Cassandra's Compound Primary Key
Cassandra uses a hybrid: the first column is hashed (to select partition), the remaining columns form an SSTable-style sort key within the partition. This allows efficient range queries within one user's data:
PARTITION KEY: (user_id) ← hashed to select node
CLUSTERING KEY: (update_timestamp) ← sorted within partition
Query: "Give me the last 10 posts for user 42" — goes to one partition and does a range scan. Efficient!
🔥 Skewed Workloads and Hot Spots
Even with hash partitioning, extreme skew can occur. Example: a celebrity Twitter account — all of their followers reading and writing generates traffic that hashes to one key.
Mitigation: Add a random prefix (e.g., 2-digit suffix) to the celebrity's key, spreading writes across 100 partitions. Reads must then query all 100 partitions and combine results — a trade-off the application must manage manually.
No database handles this automatically — it requires application-level logic.
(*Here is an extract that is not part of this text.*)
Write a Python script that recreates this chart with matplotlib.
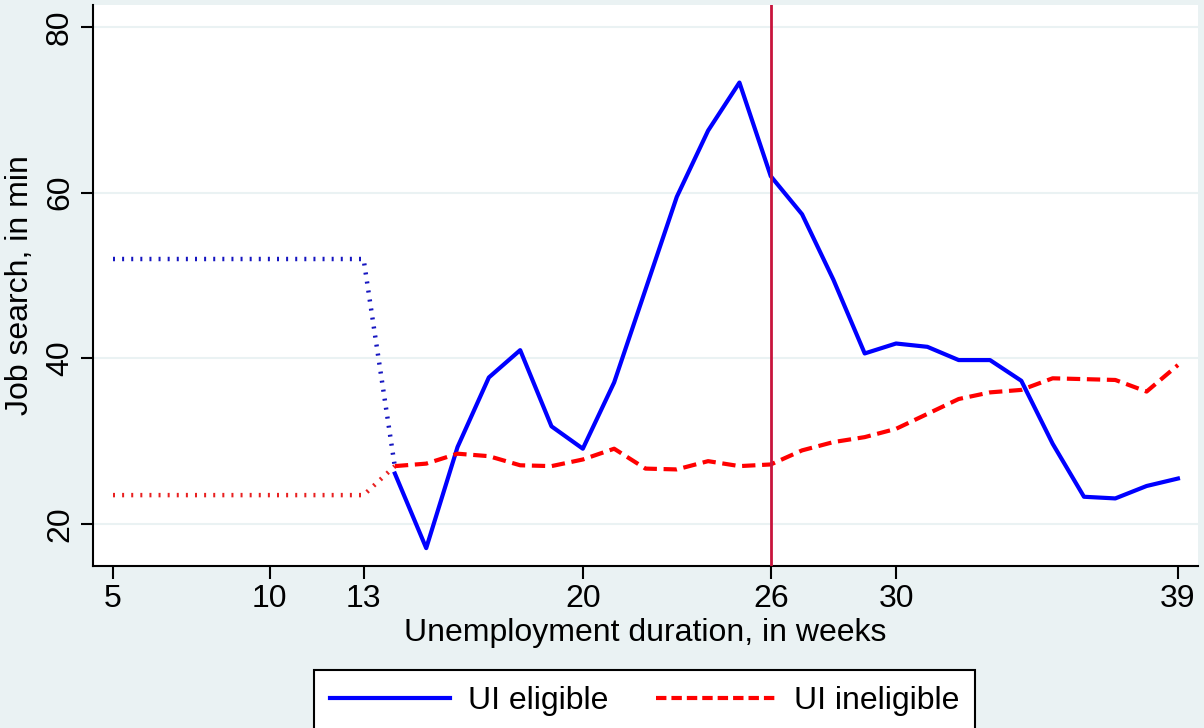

🔍 Partitioning and Secondary Indexes
Secondary indexes don't map neatly to partitions. Two main approaches:
Document-Based Partitioning (Local Indexes)
Each partition maintains its own secondary index — only covering documents in that partition.
Partition 0 (cars with id 0-499):
color:red → [id:12, id:58, id:100]
make:honda → [id:22, id:199]
Partition 1 (cars with id 500-999):
color:red → [id:512, id:788]
make:honda → [id:600]
✅ Simple writes — only update the local index ❌ Scatter/gather reads — a query for "red cars" must go to ALL partitions and merge results; prone to tail latency amplification
Used by: MongoDB, Cassandra, Riak, Elasticsearch, SolrCloud.
Term-Based Partitioning (Global Indexes)
One global index, also partitioned — but by the index term, not by document ID.
Index for 'color':
Partition 0: color:black → [car:id:523, car:id:904, ...]
Partition 1: color:red → [car:id:12, car:id:512, ...]
Partition 2: color:white → [car:id:77, ...]
✅ Reads are efficient — query goes to just the index partition(s) for the term ❌ Writes are slower — a single document write may update multiple index partitions
Used by: Amazon DynamoDB Global Secondary Indexes, Riak Search.
Global index updates are often asynchronous — meaning reads may see stale index data for a short window.
🔄 Rebalancing Partitions
Partitions need to be moved between nodes when:
- Query throughput increases → add more CPUs
- Dataset grows → add more disks
- A node fails → its partitions must be served by other nodes
Requirements for rebalancing:
- Load should be evenly distributed after rebalancing
- Database should continue serving reads/writes during rebalancing
- Minimize data moved across the network
Bad Approach: hash mod N
Using hash(key) % N (where N = number of nodes) means that when N changes, almost all keys need to be moved. Too disruptive.
Fixed Number of Partitions
Create many more partitions than nodes (e.g., 1000 partitions for 10 nodes → 100 partitions/node). When adding a node, steal a few partitions from each existing node. Only partition-to-node assignment changes, not the key-to-partition mapping.
Used by: Riak, Elasticsearch, Couchbase, Voldemort.
Downside: You must choose the total partition count upfront. Too low = large partitions (expensive rebalancing). Too high = overhead.
Dynamic Partitioning
Partitions split when they grow beyond a threshold (e.g., 10 GB), and merge when they shrink below a threshold. Total partition count adapts to data volume.
Used by: HBase, MongoDB, RethinkDB.
Partitioning Proportionally to Nodes
Fixed number of partitions per node (Cassandra, Ketama). Adding a node = splitting some existing partitions. Partition size scales with dataset; partition count scales with node count.
🧭 Request Routing
How does a client know which node to connect to for a given key?
Three approaches:
- Client connects to any node, which forwards if needed (gossip protocol approach — Cassandra, Riak)
- Routing tier (partition-aware load balancer) — all clients connect to a router that tracks partition-to-node mapping (ZooKeeper-based)
- Client tracks partition assignment — client knows directly which node to connect to
ZooKeeper is commonly used to track cluster state. Nodes register themselves; the routing tier subscribes to ZooKeeper and gets notified of changes.
Summary
| Aspect | By Key Range | By Hash | Hash + Compound Key |
|---|---|---|---|
| Range queries | ✅ Efficient | ❌ Inefficient | ⚠️ Within-partition only |
| Load distribution | ⚠️ Risk of hot spots | ✅ Even | ✅ Even per partition |
| Used by | HBase, MongoDB | Cassandra, Dynamo | Cassandra |
Partitioning enables scaling beyond a single machine, but it adds complexity around secondary indexes, query routing, and rebalancing. The right strategy depends on your query patterns.